- Supplied information:
'''

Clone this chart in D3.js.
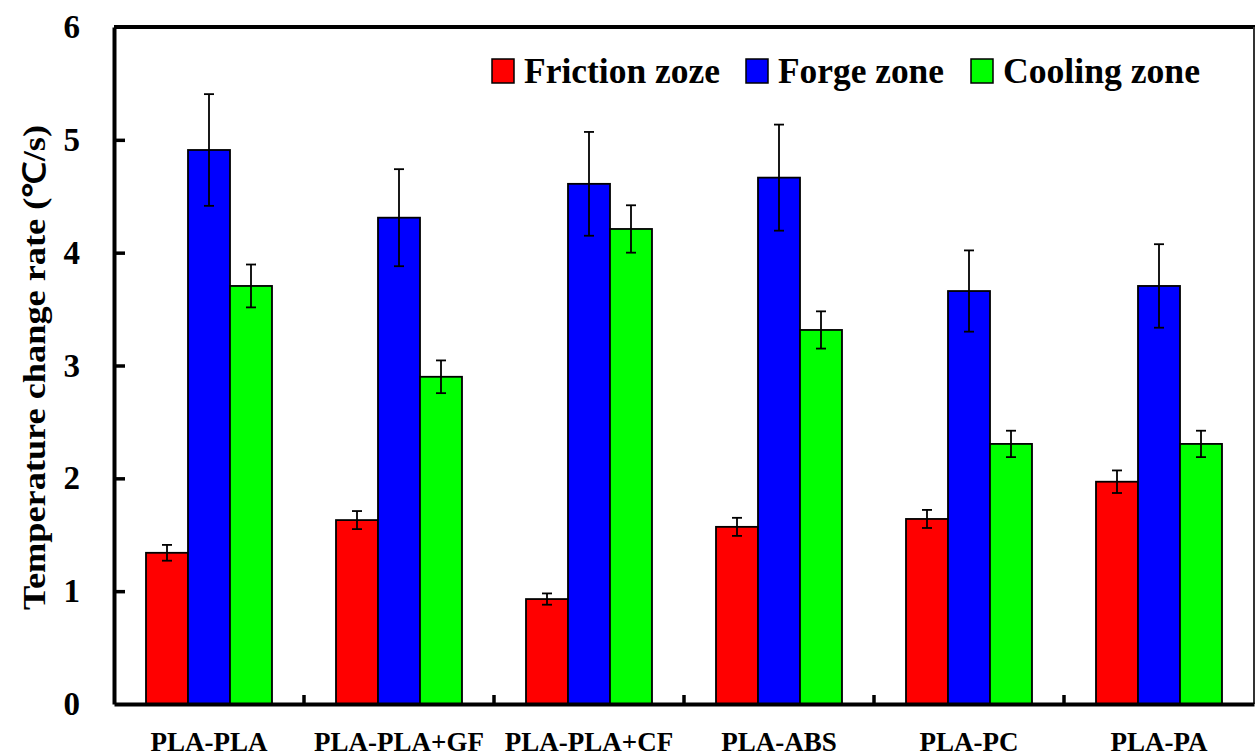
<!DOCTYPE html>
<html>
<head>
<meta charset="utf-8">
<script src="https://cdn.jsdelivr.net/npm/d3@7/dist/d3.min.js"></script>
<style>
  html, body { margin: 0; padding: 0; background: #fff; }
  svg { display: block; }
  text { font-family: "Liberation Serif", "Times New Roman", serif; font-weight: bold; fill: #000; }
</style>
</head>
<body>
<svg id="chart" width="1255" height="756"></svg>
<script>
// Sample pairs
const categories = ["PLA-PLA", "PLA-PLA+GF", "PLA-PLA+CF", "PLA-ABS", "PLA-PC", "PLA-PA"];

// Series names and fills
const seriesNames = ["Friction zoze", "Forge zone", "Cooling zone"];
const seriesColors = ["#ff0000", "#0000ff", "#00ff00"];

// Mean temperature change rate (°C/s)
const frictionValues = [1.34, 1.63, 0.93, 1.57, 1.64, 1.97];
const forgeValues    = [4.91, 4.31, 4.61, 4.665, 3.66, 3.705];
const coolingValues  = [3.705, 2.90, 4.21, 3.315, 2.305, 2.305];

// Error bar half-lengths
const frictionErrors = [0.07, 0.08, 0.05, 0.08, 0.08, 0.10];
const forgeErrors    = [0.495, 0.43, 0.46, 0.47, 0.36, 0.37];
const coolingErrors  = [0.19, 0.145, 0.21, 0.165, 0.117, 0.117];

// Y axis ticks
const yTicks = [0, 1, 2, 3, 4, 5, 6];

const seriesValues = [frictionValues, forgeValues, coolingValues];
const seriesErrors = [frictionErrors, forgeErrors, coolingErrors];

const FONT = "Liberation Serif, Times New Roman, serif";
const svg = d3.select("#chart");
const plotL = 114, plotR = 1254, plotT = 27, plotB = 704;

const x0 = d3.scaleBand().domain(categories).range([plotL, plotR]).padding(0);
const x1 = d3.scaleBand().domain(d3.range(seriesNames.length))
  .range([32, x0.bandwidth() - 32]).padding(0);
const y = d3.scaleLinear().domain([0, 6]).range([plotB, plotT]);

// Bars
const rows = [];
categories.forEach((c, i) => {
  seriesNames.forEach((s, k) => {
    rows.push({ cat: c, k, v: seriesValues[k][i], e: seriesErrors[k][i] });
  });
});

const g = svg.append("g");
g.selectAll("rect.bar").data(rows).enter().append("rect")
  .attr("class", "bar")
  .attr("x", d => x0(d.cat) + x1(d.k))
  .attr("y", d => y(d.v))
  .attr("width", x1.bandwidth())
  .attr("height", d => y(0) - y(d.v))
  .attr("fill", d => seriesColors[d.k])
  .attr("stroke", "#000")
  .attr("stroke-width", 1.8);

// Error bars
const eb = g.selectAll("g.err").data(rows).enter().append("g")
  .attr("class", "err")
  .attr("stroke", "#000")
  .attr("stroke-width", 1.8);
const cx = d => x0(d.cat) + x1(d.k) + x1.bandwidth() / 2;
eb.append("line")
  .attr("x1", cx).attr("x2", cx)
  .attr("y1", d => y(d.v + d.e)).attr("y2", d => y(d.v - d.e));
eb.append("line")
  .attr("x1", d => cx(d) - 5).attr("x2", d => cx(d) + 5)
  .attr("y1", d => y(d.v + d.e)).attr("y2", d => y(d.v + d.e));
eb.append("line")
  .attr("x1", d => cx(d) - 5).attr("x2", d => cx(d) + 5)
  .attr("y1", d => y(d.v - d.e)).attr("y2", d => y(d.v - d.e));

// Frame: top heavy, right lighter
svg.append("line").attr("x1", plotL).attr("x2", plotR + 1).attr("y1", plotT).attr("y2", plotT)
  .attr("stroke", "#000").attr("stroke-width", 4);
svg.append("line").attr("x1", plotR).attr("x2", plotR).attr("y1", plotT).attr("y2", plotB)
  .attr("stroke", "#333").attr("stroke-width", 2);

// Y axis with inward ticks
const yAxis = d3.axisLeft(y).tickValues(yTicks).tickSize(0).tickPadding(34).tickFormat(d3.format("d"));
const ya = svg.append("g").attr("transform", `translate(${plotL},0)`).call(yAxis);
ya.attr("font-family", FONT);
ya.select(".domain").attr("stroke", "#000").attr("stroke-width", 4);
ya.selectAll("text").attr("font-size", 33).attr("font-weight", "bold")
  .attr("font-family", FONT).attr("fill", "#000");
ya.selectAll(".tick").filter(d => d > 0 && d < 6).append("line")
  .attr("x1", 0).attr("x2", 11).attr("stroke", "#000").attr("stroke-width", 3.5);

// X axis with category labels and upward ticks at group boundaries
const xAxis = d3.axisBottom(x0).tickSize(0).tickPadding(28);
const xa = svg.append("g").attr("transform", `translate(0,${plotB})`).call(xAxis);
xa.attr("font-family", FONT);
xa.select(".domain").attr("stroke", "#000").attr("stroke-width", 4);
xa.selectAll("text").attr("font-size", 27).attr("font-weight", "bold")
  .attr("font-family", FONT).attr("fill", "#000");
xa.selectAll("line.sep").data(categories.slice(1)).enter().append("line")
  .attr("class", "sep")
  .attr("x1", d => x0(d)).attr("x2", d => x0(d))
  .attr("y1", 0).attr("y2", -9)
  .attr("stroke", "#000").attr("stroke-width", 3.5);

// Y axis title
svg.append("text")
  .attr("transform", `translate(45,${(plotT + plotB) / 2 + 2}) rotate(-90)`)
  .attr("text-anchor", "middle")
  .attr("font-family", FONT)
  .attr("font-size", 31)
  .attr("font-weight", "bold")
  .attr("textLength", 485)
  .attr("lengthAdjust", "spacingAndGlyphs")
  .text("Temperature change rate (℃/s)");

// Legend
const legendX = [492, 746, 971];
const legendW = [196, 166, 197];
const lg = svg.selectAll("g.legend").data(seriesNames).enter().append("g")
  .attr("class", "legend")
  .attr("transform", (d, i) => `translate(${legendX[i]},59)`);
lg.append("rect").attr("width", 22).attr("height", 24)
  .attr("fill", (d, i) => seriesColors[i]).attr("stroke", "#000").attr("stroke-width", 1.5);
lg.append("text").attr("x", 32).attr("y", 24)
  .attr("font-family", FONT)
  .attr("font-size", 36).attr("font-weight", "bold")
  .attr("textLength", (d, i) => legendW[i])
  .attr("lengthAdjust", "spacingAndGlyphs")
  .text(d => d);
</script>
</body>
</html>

'''

- The exercise:
Set down again, exactly, the lines of the material above from its first line to the one with "3.315, 2.305, 2.305];", inclusive. Leave the pictures out.

- Finished exercise:
Clone this chart in D3.js.
<!DOCTYPE html>
<html>
<head>
<meta charset="utf-8">
<script src="https://cdn.jsdelivr.net/npm/d3@7/dist/d3.min.js"></script>
<style>
  html, body { margin: 0; padding: 0; background: #fff; }
  svg { display: block; }
  text { font-family: "Liberation Serif", "Times New Roman", serif; font-weight: bold; fill: #000; }
</style>
</head>
<body>
<svg id="chart" width="1255" height="756"></svg>
<script>
// Sample pairs
const categories = ["PLA-PLA", "PLA-PLA+GF", "PLA-PLA+CF", "PLA-ABS", "PLA-PC", "PLA-PA"];

// Series names and fills
const seriesNames = ["Friction zoze", "Forge zone", "Cooling zone"];
const seriesColors = ["#ff0000", "#0000ff", "#00ff00"];

// Mean temperature change rate (°C/s)
const frictionValues = [1.34, 1.63, 0.93, 1.57, 1.64, 1.97];
const forgeValues    = [4.91, 4.31, 4.61, 4.665, 3.66, 3.705];
const coolingValues  = [3.705, 2.90, 4.21, 3.315, 2.305, 2.305];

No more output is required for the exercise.